Se a nossa imprensa desportiva nunca se interessou verdadeiramente pelo Desporto, os “desportistas portugueses”, que leem, veem e ouvem desporto ainda menos. É um ciclo vicioso difícil de quebrar na medida em que mexe com aquilo que cada uma das partes pede – mais jornais vendidos e mais futebol fora das quatro linhas. Mas certo é que continuamos a falar de programas desportivos, imprensa desportiva. Todavia, de Desporto enquanto área abrangente nas suas finalidades (educativas, políticas, psicossociais, rendimento, formação, etc.) fala-se e escreve-se muito pouco.
Do que se fala, na minha opinião, é do mau Desporto. Daquele Desporto em que, uma vitória nunca é justa, uma derrota que é sempre culpa de alguém, a tensão é sempre combustível explosivo para comportamentos tempestuosos, a manipulação arma da vitória, o confronto verbal fogo de dispersão, as apostas desportivas a essência do jogo, os conflitos entre agentes desportivos o provincianismo competitivo, a violência a materialização de tudo o resto. Tudo isto preenche a lista de ingredientes de uma ideia economicista e competitiva onde ganhar menos vezes é caminho para ser último (embora ganhar sempre ainda esteja para acontecer).
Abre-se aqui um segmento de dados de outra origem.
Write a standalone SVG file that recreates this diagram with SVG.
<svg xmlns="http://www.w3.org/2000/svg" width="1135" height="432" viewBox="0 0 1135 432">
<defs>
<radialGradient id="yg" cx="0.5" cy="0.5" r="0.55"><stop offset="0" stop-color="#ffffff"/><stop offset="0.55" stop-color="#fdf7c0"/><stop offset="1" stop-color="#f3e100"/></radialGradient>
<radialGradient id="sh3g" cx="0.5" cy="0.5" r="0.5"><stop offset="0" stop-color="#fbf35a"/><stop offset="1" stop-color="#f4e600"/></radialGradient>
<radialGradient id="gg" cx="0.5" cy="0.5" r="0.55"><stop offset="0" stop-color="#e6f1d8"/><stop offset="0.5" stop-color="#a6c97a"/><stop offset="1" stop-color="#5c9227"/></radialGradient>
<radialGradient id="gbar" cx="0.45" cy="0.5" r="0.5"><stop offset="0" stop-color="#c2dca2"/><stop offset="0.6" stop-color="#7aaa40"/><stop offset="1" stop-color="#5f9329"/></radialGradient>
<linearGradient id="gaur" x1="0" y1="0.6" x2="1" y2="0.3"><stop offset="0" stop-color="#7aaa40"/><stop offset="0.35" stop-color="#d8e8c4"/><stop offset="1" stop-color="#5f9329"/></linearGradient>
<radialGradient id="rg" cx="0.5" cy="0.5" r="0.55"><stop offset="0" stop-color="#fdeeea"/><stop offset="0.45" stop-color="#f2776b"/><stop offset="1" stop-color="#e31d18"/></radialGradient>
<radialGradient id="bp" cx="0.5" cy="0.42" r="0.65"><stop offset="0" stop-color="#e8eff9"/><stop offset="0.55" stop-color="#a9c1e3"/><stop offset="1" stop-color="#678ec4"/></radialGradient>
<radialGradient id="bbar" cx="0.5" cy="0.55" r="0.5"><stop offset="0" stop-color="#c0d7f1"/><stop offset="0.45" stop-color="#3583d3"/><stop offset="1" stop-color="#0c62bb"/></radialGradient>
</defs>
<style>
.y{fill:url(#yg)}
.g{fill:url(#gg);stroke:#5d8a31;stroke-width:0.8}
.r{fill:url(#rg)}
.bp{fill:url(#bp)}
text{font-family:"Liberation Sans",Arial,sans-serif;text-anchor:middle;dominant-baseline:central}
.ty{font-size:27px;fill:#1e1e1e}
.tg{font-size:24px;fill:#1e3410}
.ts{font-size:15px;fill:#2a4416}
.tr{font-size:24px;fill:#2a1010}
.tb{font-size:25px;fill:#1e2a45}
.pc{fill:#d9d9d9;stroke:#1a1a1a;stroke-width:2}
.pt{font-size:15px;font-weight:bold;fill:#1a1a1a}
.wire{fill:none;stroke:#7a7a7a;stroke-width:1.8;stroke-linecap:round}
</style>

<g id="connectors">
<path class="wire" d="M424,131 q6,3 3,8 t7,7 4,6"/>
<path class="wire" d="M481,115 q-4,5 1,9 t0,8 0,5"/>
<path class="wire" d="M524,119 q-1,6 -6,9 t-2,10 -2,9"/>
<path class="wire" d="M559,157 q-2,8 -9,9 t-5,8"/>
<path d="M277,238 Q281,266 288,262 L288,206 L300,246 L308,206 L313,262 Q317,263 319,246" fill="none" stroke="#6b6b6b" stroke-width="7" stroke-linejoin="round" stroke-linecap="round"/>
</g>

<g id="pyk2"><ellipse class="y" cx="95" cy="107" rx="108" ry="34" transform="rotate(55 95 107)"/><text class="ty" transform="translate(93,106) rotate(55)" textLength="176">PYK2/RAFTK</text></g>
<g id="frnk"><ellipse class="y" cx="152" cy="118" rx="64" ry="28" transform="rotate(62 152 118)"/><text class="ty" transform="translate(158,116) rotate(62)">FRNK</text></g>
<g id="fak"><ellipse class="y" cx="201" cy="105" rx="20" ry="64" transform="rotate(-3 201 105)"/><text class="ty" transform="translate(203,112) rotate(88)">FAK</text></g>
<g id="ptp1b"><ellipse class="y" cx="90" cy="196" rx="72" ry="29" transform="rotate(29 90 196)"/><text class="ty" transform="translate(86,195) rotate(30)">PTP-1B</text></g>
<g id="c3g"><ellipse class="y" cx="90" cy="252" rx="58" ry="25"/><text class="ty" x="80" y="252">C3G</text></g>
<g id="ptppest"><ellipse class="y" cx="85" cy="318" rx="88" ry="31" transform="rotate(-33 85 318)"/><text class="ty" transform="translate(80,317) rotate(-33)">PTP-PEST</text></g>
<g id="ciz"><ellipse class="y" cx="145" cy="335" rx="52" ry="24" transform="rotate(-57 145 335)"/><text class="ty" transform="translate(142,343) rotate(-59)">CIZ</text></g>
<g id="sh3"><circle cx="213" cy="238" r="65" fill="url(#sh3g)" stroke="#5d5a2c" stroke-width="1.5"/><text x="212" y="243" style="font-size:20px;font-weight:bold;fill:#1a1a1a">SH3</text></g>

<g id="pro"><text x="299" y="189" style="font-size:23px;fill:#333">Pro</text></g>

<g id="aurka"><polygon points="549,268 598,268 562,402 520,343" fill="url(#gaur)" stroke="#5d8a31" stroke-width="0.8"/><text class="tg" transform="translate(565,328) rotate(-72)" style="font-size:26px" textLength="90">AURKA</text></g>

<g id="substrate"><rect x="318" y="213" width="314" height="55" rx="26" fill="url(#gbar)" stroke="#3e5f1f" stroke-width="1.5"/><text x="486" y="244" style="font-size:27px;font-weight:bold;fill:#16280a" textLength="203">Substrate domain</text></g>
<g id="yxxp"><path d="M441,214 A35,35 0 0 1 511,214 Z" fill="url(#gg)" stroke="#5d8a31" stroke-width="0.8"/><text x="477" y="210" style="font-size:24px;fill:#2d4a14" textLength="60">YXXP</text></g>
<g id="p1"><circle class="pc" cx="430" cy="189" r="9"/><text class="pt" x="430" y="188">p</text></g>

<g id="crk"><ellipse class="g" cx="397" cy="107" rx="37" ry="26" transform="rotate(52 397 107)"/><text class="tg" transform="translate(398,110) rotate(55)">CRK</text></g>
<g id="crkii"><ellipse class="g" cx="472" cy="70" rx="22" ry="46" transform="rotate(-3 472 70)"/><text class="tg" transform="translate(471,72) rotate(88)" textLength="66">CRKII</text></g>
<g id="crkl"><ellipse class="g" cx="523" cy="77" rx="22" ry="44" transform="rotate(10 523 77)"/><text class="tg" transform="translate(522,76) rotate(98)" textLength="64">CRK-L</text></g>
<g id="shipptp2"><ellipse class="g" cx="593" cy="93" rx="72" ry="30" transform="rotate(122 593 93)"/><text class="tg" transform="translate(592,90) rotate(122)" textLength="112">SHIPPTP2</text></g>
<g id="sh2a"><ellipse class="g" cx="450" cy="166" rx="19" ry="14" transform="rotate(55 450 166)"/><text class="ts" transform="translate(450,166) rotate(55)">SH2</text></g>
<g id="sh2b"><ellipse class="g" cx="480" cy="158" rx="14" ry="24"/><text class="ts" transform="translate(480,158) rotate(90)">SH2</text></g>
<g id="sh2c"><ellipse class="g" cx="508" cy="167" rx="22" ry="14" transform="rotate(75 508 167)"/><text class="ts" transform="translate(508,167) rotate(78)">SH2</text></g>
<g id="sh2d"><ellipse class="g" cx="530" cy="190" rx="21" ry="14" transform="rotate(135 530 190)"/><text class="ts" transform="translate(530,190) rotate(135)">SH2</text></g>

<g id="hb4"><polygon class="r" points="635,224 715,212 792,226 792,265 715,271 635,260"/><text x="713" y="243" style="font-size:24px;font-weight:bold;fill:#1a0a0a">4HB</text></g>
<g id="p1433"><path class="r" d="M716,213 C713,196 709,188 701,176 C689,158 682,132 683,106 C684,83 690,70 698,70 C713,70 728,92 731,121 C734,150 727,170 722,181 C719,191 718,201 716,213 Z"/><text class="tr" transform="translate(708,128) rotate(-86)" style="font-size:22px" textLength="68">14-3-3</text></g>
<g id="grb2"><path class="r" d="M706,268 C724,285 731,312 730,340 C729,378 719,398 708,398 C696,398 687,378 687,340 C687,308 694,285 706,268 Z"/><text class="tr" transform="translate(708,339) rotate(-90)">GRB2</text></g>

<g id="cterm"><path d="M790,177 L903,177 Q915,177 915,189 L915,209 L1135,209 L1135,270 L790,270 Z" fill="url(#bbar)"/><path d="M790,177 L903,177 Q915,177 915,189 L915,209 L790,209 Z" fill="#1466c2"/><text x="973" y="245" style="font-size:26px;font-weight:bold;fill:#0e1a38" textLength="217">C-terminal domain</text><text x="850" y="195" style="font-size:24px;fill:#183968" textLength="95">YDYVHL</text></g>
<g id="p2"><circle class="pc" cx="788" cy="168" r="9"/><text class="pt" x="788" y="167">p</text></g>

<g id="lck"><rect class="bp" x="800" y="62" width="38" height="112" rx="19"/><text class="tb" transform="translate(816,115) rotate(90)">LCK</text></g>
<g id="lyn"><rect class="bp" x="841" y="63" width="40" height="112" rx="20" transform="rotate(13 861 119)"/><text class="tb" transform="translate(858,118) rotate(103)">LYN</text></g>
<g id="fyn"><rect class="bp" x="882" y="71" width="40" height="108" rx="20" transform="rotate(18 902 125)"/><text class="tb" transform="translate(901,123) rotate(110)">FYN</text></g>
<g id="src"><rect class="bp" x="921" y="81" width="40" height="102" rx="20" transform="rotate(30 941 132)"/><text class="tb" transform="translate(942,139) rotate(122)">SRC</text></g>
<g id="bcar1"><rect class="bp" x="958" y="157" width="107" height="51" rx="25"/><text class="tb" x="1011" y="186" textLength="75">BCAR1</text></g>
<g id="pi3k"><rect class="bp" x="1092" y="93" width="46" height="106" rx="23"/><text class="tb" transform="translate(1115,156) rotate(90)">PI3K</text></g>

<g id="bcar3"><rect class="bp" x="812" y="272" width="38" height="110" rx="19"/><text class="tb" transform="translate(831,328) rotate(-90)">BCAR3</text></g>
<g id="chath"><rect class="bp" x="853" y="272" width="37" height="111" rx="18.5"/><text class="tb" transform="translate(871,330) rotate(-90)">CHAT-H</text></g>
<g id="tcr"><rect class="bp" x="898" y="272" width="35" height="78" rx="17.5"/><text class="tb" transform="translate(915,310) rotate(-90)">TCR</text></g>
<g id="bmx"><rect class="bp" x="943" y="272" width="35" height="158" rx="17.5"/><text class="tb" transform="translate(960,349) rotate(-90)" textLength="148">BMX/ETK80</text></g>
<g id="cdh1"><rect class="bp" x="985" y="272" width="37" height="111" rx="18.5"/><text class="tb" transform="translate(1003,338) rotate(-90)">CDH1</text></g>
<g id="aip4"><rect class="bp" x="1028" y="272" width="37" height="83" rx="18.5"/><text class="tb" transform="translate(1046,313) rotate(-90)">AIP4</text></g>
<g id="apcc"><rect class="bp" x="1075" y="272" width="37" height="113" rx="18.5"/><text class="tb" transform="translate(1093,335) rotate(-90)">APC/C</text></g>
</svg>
E se ainda quisermos falar em mais Desporto podemos transportar muito do que acima referi para o Desporto Juvenil. Neste contexto as más decisões dos árbitros são culpa do presidente da associação, as dificuldades técnicas do jogador que cai é culpa daquele que está em pé e onde outro ciclo vicioso ganha raízes – Queremos agir, como os adultos, no desporto para crianças e falamos desse desporto como algo educativo. Neste ambiente caminhamos para criar condições sustentáveis para destruir o que poderá restar de bom Desporto.
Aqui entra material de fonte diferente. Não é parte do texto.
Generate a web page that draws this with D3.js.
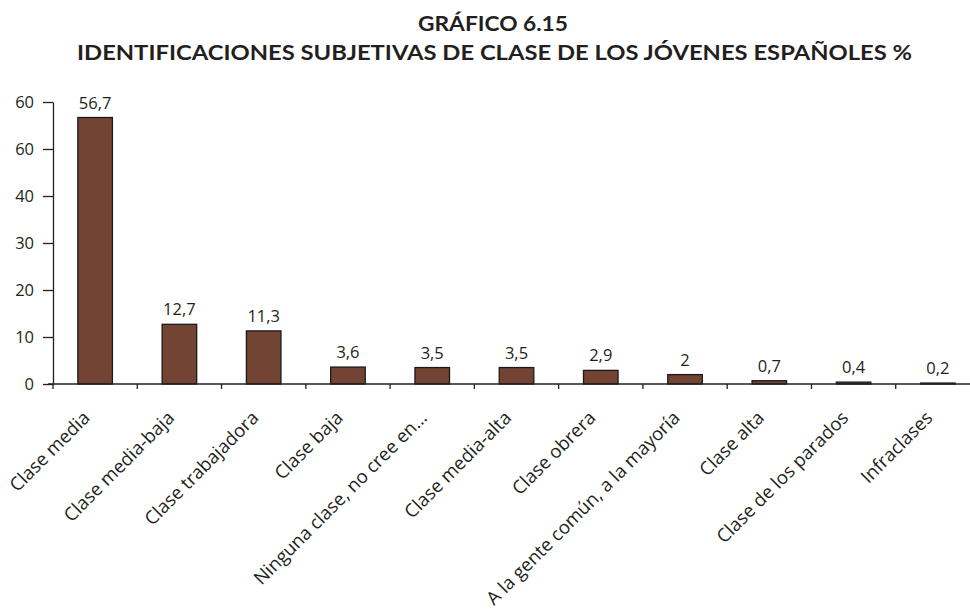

Recentemente um pequeno e significativo gesto escrito trouxe-me à flor da mente a ideia de que há que fazer perdurar o Bom Desporto. E nesse sentido, há que fazer o possível para não cairmos na tentação de colocarmos o pior dos nossos comportamentos ao serviço de justificar a sofreguidão por ganhar. Como se ganhar ou perder fossem justificações plausíveis para deixarmos de preparar bem as sessões de treino com jovens, investirmos em darmos melhores correções para os nossos jogadores, prepararmos um jogo como se preparássemos um teste de avaliação na escola (criar condições para podermos avaliar os progressos de que quem quer crescer no bom desporto), criarmos uma química de grupo que entusiasme os nossos jogadores, valorizarmos as ações bem executadas ou as decisões que há procurávamos que acontecessem no jogo. E se no final pudermos cumprimentar o treinador adversário agradecendo-lhe o que fez para aquela competição permitir uma boa evolução ou uma excelente oportunidade de podermos vir a ser melhores, então estamos a falar de um Desporto Melhor.
A pressão no Bom Desporto não se assemelha à pressão do Desporto de Rendimento, nem do Mau Desporto. Mas a natureza humana parece não a estar a ser capaz de desencadear uma consciência coletiva que consiga blindar o Bom Desporto. Perante esse contágio o Bom Desporto pode vir a dissipar-se silenciosamente, tal como se dissipam agentes de enorme valor humano e que deram fortes contributos para preservar uma visão sã da atividade desportiva. Na mente de muitos o Bom Desporto será sempre o dos truques, dos berros sem conteúdo, do rendimento esmagando a aprendizagem, da dedicação apenas aos “melhores”, duma visão muito centrada no hoje.